**TASK REQUIREMENTS**
Begin with the first line of the material and write out each line exactly, ending with the line that contains "nacl_cor47_err = [0.1, 0.25, 0.08, 0.47, 0.78, 0.4]". Pictures are not part of the copy.

**SOURCE DATA**
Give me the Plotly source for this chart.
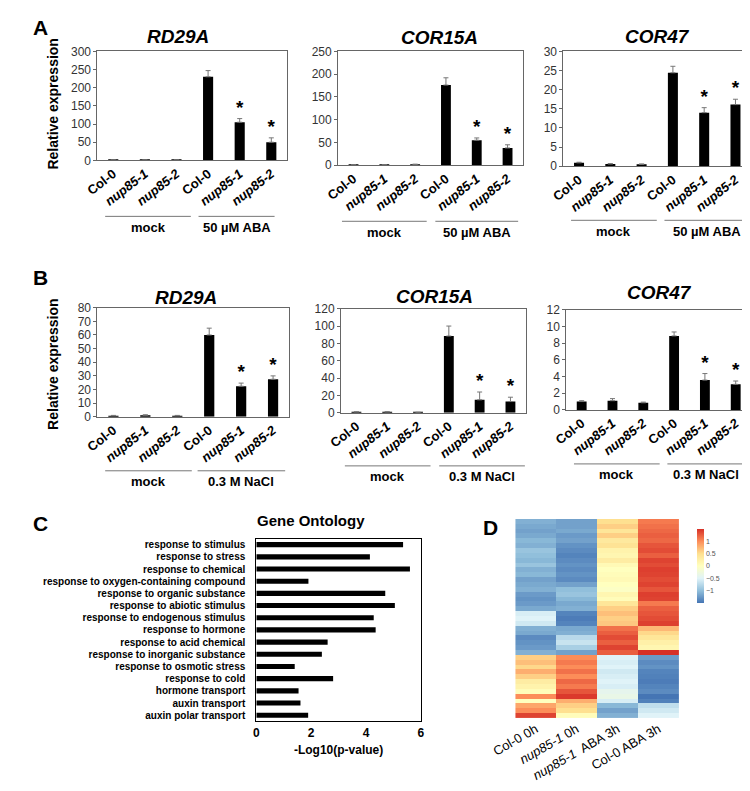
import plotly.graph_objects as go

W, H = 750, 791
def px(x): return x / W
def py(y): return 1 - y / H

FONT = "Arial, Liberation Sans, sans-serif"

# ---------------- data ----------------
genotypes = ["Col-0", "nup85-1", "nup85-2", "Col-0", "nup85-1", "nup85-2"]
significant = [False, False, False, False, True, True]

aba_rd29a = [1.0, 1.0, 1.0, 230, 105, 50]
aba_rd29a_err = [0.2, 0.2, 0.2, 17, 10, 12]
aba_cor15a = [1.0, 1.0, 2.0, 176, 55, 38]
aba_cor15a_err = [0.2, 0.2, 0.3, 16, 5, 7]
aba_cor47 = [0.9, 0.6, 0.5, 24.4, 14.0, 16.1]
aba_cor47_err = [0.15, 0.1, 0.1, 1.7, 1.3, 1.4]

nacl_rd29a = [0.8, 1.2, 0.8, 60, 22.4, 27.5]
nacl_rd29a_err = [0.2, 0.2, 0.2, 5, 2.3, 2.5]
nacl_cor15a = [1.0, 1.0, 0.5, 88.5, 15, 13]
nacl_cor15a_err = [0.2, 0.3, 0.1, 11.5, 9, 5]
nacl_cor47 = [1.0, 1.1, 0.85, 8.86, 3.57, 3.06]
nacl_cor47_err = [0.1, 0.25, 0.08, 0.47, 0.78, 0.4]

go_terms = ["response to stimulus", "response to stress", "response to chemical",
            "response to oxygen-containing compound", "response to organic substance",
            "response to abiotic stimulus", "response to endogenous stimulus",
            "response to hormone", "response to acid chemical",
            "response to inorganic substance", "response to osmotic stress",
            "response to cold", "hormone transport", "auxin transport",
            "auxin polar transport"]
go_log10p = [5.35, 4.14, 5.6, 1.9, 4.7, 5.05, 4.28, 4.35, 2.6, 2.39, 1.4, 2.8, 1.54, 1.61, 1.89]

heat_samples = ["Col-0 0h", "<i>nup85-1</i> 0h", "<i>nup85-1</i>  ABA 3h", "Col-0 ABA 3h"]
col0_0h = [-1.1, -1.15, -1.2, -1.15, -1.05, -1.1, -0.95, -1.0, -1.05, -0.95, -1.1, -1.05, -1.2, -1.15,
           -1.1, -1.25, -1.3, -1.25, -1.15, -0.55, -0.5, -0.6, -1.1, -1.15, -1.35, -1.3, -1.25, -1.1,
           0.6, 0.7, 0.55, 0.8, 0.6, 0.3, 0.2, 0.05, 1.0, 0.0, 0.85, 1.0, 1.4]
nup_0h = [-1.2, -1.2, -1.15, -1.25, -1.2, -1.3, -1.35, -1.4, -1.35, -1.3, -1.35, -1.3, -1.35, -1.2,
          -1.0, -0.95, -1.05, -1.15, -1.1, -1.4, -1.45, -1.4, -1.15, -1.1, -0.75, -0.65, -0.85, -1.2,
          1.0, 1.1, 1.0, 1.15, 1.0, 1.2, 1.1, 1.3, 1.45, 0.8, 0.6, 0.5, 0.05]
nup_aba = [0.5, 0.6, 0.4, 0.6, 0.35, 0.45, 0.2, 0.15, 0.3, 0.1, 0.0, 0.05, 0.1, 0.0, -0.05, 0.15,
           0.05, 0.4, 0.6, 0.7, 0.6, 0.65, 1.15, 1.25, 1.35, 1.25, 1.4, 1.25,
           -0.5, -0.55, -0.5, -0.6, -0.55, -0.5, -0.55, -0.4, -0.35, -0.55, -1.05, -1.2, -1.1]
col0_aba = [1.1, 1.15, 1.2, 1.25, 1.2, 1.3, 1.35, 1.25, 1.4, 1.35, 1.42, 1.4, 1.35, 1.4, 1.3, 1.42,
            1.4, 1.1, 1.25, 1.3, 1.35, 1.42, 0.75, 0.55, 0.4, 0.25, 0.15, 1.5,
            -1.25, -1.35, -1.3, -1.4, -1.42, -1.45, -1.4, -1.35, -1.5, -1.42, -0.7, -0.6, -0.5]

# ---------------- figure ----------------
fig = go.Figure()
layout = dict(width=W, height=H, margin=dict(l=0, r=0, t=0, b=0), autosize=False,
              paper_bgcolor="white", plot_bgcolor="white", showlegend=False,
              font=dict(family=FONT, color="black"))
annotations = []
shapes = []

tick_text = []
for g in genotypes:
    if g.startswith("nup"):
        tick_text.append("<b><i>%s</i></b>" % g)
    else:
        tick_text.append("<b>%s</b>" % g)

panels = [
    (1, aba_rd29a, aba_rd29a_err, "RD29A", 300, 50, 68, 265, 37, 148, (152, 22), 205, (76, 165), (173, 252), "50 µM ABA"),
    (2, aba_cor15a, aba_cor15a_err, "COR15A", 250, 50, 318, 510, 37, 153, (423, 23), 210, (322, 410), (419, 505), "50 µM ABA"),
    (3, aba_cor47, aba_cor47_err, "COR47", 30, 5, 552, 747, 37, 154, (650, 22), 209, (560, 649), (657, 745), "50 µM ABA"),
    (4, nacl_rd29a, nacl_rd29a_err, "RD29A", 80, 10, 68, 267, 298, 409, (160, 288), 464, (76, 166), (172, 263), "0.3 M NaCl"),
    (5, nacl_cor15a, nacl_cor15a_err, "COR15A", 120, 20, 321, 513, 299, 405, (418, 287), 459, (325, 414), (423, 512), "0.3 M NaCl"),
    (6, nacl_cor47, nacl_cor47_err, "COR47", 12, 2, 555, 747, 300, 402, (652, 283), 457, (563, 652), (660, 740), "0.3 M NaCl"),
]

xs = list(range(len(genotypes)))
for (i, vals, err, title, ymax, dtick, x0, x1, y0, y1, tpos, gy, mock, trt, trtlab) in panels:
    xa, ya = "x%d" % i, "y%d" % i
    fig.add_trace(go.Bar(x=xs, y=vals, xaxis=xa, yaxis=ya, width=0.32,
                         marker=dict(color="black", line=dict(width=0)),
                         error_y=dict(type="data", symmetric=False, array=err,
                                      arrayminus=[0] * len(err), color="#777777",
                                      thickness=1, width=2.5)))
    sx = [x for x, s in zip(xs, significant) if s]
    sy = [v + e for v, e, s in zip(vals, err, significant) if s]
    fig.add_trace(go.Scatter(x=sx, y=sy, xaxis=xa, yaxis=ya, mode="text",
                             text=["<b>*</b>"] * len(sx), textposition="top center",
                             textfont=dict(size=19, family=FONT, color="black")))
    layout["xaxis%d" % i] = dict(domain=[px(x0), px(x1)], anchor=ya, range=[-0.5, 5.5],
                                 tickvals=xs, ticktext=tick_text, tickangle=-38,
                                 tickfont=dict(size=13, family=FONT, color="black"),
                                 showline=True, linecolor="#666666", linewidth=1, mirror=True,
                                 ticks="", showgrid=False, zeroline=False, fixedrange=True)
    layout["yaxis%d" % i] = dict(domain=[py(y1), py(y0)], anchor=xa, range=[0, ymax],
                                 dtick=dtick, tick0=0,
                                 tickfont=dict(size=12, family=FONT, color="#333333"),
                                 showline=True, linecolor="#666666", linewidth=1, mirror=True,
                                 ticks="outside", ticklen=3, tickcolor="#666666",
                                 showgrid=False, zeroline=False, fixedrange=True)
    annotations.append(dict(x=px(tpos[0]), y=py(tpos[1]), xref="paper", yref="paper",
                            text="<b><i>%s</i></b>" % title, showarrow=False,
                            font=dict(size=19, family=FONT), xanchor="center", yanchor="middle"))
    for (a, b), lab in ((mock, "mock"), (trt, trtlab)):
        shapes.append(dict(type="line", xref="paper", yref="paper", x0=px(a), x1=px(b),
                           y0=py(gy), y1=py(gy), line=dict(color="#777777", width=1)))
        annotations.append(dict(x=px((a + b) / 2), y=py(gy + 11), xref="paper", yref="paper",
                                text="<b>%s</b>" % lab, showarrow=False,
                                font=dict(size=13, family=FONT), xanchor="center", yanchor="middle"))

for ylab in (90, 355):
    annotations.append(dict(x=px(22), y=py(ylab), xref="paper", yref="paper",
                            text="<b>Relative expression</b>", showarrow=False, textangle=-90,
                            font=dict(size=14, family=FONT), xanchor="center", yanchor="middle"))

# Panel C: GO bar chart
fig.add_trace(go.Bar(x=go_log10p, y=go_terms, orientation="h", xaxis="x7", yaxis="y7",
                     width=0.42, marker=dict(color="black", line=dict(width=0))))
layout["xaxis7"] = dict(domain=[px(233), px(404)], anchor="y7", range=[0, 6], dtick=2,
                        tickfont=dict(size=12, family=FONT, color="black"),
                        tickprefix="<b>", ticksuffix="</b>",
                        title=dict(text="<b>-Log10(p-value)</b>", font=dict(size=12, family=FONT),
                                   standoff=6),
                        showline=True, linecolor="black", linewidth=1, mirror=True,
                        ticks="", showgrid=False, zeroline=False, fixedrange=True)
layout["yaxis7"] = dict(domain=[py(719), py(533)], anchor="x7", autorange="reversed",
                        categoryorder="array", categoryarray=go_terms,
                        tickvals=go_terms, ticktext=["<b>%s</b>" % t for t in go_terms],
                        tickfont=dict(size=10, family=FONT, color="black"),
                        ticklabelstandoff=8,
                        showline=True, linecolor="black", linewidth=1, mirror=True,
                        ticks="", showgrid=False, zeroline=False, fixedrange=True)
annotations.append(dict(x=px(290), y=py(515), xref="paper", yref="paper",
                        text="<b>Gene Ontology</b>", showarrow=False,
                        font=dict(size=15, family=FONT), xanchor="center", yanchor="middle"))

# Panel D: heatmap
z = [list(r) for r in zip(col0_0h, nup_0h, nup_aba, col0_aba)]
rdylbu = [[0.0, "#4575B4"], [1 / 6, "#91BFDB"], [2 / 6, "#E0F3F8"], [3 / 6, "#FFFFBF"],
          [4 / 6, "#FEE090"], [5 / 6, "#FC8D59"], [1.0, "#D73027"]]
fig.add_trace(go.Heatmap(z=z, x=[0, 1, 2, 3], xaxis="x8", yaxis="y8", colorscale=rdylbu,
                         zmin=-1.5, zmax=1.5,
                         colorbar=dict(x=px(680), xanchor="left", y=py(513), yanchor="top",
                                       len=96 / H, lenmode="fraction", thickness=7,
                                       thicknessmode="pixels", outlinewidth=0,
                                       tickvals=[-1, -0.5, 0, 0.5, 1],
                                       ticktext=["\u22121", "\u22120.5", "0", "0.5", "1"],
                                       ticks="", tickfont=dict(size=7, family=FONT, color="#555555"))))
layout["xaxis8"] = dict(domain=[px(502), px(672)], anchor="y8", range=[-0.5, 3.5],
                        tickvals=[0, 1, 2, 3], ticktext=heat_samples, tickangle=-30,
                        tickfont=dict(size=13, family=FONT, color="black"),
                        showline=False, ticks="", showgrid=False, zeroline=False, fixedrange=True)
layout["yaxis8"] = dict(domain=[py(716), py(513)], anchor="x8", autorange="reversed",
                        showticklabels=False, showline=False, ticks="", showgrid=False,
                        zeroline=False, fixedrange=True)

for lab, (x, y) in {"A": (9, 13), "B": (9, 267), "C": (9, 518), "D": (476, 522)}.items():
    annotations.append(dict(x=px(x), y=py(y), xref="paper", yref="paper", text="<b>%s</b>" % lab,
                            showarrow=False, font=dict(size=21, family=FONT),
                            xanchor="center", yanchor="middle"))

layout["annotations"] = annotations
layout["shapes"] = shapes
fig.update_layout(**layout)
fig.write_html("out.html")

**RIGHT ANSWER**
Give me the Plotly source for this chart.
import plotly.graph_objects as go

W, H = 750, 791
def px(x): return x / W
def py(y): return 1 - y / H

FONT = "Arial, Liberation Sans, sans-serif"

# ---------------- data ----------------
genotypes = ["Col-0", "nup85-1", "nup85-2", "Col-0", "nup85-1", "nup85-2"]
significant = [False, False, False, False, True, True]

aba_rd29a = [1.0, 1.0, 1.0, 230, 105, 50]
aba_rd29a_err = [0.2, 0.2, 0.2, 17, 10, 12]
aba_cor15a = [1.0, 1.0, 2.0, 176, 55, 38]
aba_cor15a_err = [0.2, 0.2, 0.3, 16, 5, 7]
aba_cor47 = [0.9, 0.6, 0.5, 24.4, 14.0, 16.1]
aba_cor47_err = [0.15, 0.1, 0.1, 1.7, 1.3, 1.4]

nacl_rd29a = [0.8, 1.2, 0.8, 60, 22.4, 27.5]
nacl_rd29a_err = [0.2, 0.2, 0.2, 5, 2.3, 2.5]
nacl_cor15a = [1.0, 1.0, 0.5, 88.5, 15, 13]
nacl_cor15a_err = [0.2, 0.3, 0.1, 11.5, 9, 5]
nacl_cor47 = [1.0, 1.1, 0.85, 8.86, 3.57, 3.06]
nacl_cor47_err = [0.1, 0.25, 0.08, 0.47, 0.78, 0.4]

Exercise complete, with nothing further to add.